# YOUR OBJECTIVE:
Your task is to reproduce, verbatim and without pictures, the lines from the opening of the listing through the line containing "(sigout) at (110,56);".

# DATA PROVIDED:
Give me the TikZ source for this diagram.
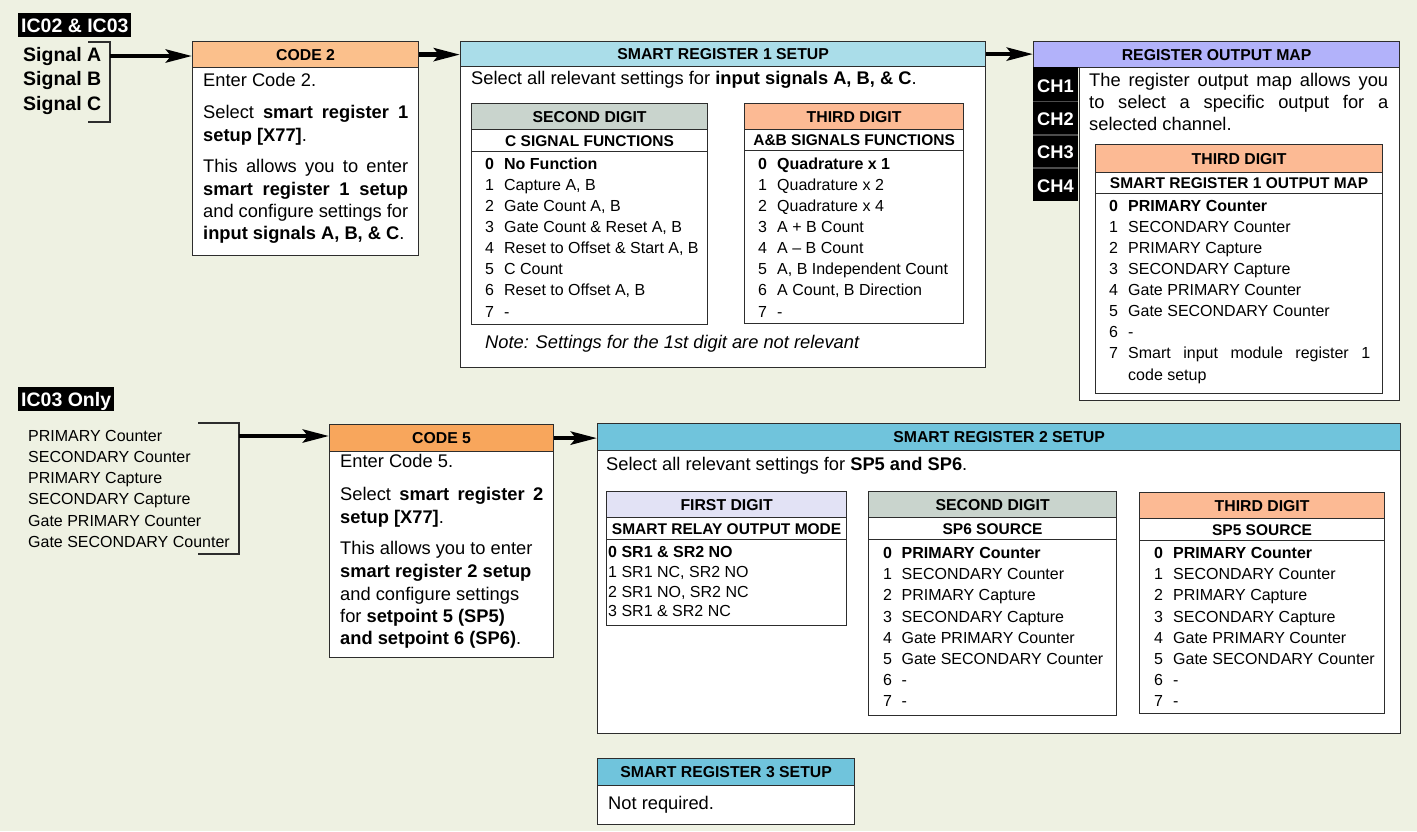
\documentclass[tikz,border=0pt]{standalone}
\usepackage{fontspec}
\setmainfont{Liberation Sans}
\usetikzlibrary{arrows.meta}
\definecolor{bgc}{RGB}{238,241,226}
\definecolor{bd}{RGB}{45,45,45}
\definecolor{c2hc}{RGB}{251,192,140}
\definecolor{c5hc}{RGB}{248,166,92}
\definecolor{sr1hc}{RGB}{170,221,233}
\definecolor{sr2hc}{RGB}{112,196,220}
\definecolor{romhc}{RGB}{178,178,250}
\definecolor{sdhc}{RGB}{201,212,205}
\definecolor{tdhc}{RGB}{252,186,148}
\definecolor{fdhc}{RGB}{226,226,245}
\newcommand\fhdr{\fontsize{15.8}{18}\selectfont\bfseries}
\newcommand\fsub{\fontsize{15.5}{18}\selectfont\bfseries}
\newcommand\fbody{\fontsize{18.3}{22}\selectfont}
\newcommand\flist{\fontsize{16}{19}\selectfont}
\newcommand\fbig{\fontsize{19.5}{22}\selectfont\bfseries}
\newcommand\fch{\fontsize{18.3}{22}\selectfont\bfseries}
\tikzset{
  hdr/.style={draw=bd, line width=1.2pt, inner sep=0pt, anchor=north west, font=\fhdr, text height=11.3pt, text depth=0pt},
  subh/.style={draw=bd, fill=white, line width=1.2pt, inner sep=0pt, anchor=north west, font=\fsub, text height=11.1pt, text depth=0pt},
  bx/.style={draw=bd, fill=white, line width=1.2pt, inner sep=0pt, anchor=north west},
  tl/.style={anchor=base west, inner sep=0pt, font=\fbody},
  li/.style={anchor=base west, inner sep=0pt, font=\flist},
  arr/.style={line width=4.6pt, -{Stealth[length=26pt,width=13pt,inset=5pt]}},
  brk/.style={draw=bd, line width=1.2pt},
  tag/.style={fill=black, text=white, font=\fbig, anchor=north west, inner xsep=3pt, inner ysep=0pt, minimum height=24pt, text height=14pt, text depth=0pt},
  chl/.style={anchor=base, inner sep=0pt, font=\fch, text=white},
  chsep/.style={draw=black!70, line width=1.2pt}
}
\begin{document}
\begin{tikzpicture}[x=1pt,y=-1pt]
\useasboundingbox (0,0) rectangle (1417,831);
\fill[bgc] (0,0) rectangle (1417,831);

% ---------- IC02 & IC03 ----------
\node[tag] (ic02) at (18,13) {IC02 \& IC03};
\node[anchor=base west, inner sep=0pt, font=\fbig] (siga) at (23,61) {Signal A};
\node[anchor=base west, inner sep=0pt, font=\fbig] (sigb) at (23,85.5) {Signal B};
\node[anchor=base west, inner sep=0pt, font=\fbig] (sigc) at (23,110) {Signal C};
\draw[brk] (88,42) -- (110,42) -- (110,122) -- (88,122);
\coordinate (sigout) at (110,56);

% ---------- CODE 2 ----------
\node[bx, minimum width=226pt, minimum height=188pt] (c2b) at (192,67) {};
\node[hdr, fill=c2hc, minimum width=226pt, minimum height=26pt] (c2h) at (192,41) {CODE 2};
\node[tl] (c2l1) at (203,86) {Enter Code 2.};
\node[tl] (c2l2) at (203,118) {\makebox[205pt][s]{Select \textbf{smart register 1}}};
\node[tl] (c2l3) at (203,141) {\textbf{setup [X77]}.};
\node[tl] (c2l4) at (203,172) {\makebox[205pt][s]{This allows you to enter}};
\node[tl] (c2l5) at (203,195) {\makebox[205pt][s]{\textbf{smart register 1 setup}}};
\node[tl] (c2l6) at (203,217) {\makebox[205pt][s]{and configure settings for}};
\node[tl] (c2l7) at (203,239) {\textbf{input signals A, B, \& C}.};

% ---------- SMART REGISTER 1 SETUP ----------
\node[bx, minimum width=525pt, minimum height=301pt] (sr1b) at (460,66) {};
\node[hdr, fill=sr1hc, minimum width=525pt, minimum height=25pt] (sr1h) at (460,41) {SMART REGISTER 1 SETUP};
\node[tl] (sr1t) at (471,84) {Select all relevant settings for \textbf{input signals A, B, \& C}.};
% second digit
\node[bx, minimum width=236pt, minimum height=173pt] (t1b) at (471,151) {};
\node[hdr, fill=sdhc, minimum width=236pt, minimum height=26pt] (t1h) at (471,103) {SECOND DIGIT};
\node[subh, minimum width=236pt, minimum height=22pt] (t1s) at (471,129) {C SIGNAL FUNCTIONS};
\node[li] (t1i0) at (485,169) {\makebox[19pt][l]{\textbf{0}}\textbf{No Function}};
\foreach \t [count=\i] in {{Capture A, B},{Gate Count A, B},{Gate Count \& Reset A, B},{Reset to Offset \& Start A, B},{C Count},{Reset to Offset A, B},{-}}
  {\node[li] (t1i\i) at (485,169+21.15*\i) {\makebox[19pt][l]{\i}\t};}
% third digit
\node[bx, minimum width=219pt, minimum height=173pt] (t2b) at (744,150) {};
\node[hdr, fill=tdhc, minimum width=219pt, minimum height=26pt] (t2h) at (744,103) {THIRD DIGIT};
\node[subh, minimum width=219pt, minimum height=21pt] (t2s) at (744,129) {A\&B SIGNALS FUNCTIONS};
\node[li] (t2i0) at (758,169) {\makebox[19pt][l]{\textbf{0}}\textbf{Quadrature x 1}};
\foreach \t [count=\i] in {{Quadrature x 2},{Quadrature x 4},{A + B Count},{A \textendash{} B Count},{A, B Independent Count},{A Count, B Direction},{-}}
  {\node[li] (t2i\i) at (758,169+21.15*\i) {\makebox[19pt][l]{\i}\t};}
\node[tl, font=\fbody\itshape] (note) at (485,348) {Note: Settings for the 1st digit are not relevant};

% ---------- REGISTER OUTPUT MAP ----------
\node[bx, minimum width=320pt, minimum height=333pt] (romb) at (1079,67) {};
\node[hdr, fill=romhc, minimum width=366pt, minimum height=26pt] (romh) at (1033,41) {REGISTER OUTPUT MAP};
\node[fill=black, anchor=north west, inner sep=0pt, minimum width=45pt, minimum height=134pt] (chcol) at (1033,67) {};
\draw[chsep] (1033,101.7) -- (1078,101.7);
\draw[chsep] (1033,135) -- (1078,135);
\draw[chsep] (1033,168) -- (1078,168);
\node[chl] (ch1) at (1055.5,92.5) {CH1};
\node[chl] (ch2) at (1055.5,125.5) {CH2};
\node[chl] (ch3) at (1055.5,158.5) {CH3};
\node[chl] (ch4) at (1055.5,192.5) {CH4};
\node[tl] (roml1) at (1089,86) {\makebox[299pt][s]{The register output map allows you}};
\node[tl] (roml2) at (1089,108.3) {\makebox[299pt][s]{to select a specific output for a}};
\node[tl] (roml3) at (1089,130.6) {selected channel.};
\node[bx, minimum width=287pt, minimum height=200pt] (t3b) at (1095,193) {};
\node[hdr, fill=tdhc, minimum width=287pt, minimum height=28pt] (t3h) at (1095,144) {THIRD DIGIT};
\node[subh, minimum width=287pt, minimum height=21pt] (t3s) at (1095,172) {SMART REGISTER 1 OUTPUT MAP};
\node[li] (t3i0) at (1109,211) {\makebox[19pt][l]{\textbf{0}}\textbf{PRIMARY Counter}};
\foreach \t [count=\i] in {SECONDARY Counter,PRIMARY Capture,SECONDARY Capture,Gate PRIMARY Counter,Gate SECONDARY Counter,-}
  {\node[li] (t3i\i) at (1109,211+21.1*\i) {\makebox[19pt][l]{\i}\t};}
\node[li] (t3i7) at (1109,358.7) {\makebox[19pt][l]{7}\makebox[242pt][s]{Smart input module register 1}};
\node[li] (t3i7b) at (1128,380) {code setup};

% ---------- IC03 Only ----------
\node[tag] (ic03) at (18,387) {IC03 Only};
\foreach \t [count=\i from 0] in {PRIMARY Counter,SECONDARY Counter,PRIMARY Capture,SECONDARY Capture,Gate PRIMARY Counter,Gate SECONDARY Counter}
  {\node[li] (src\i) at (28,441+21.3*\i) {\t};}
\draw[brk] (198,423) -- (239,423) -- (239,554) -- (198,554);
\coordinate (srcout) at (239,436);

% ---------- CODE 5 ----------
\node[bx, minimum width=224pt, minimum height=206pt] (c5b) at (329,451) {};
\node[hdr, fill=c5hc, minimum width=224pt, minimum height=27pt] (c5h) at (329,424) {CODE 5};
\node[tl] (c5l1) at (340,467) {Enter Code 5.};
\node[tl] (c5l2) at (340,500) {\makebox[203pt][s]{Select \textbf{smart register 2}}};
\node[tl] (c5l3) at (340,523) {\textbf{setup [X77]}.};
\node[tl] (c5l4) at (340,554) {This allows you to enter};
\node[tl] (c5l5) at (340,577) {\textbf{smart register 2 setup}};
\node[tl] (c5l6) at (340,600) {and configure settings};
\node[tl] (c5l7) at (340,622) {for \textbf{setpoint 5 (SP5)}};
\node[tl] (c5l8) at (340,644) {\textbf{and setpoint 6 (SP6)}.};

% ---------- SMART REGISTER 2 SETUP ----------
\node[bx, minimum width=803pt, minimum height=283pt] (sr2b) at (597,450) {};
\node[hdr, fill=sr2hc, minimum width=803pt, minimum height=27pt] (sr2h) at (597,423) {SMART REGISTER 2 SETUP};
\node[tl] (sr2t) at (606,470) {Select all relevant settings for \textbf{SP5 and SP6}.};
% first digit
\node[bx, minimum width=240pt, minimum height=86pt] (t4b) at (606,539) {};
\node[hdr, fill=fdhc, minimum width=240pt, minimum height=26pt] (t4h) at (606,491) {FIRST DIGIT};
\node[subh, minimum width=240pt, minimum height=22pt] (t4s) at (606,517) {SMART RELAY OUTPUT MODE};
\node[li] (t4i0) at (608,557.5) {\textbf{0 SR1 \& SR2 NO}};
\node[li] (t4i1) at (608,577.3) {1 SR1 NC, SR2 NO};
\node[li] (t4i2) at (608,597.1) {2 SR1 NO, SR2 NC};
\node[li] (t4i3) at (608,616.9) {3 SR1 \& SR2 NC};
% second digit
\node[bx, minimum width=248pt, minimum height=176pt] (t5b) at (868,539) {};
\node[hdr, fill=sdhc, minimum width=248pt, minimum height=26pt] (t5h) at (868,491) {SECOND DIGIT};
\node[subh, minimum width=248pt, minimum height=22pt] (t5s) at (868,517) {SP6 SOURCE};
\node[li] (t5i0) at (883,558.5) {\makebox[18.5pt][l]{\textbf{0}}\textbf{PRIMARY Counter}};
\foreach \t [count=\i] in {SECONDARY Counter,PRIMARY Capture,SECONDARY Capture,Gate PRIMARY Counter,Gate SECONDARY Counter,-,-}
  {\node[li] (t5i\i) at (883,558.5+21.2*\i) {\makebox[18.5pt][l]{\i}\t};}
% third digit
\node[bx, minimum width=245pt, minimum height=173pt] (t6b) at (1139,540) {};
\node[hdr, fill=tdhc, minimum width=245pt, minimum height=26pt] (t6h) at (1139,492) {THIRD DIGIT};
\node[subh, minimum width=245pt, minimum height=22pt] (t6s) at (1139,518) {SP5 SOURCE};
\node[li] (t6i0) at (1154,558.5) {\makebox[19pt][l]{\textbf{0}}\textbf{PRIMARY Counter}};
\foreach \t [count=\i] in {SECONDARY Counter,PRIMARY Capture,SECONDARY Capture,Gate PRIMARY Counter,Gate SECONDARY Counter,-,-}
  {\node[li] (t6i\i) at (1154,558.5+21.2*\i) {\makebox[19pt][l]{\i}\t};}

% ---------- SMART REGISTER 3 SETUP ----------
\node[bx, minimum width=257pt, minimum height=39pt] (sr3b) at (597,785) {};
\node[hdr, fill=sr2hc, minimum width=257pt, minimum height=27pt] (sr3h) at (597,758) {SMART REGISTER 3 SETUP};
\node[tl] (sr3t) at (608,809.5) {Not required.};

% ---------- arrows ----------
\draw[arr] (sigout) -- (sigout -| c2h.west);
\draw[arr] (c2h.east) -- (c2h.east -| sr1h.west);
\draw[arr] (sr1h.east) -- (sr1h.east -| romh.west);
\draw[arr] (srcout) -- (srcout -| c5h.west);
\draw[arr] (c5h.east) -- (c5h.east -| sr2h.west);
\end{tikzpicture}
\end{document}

# SOLUTION FOR THIS PROBLEM:
Give me the TikZ source for this diagram.
\documentclass[tikz,border=0pt]{standalone}
\usepackage{fontspec}
\setmainfont{Liberation Sans}
\usetikzlibrary{arrows.meta}
\definecolor{bgc}{RGB}{238,241,226}
\definecolor{bd}{RGB}{45,45,45}
\definecolor{c2hc}{RGB}{251,192,140}
\definecolor{c5hc}{RGB}{248,166,92}
\definecolor{sr1hc}{RGB}{170,221,233}
\definecolor{sr2hc}{RGB}{112,196,220}
\definecolor{romhc}{RGB}{178,178,250}
\definecolor{sdhc}{RGB}{201,212,205}
\definecolor{tdhc}{RGB}{252,186,148}
\definecolor{fdhc}{RGB}{226,226,245}
\newcommand\fhdr{\fontsize{15.8}{18}\selectfont\bfseries}
\newcommand\fsub{\fontsize{15.5}{18}\selectfont\bfseries}
\newcommand\fbody{\fontsize{18.3}{22}\selectfont}
\newcommand\flist{\fontsize{16}{19}\selectfont}
\newcommand\fbig{\fontsize{19.5}{22}\selectfont\bfseries}
\newcommand\fch{\fontsize{18.3}{22}\selectfont\bfseries}
\tikzset{
  hdr/.style={draw=bd, line width=1.2pt, inner sep=0pt, anchor=north west, font=\fhdr, text height=11.3pt, text depth=0pt},
  subh/.style={draw=bd, fill=white, line width=1.2pt, inner sep=0pt, anchor=north west, font=\fsub, text height=11.1pt, text depth=0pt},
  bx/.style={draw=bd, fill=white, line width=1.2pt, inner sep=0pt, anchor=north west},
  tl/.style={anchor=base west, inner sep=0pt, font=\fbody},
  li/.style={anchor=base west, inner sep=0pt, font=\flist},
  arr/.style={line width=4.6pt, -{Stealth[length=26pt,width=13pt,inset=5pt]}},
  brk/.style={draw=bd, line width=1.2pt},
  tag/.style={fill=black, text=white, font=\fbig, anchor=north west, inner xsep=3pt, inner ysep=0pt, minimum height=24pt, text height=14pt, text depth=0pt},
  chl/.style={anchor=base, inner sep=0pt, font=\fch, text=white},
  chsep/.style={draw=black!70, line width=1.2pt}
}
\begin{document}
\begin{tikzpicture}[x=1pt,y=-1pt]
\useasboundingbox (0,0) rectangle (1417,831);
\fill[bgc] (0,0) rectangle (1417,831);

% ---------- IC02 & IC03 ----------
\node[tag] (ic02) at (18,13) {IC02 \& IC03};
\node[anchor=base west, inner sep=0pt, font=\fbig] (siga) at (23,61) {Signal A};
\node[anchor=base west, inner sep=0pt, font=\fbig] (sigb) at (23,85.5) {Signal B};
\node[anchor=base west, inner sep=0pt, font=\fbig] (sigc) at (23,110) {Signal C};
\draw[brk] (88,42) -- (110,42) -- (110,122) -- (88,122);
\coordinate (sigout) at (110,56);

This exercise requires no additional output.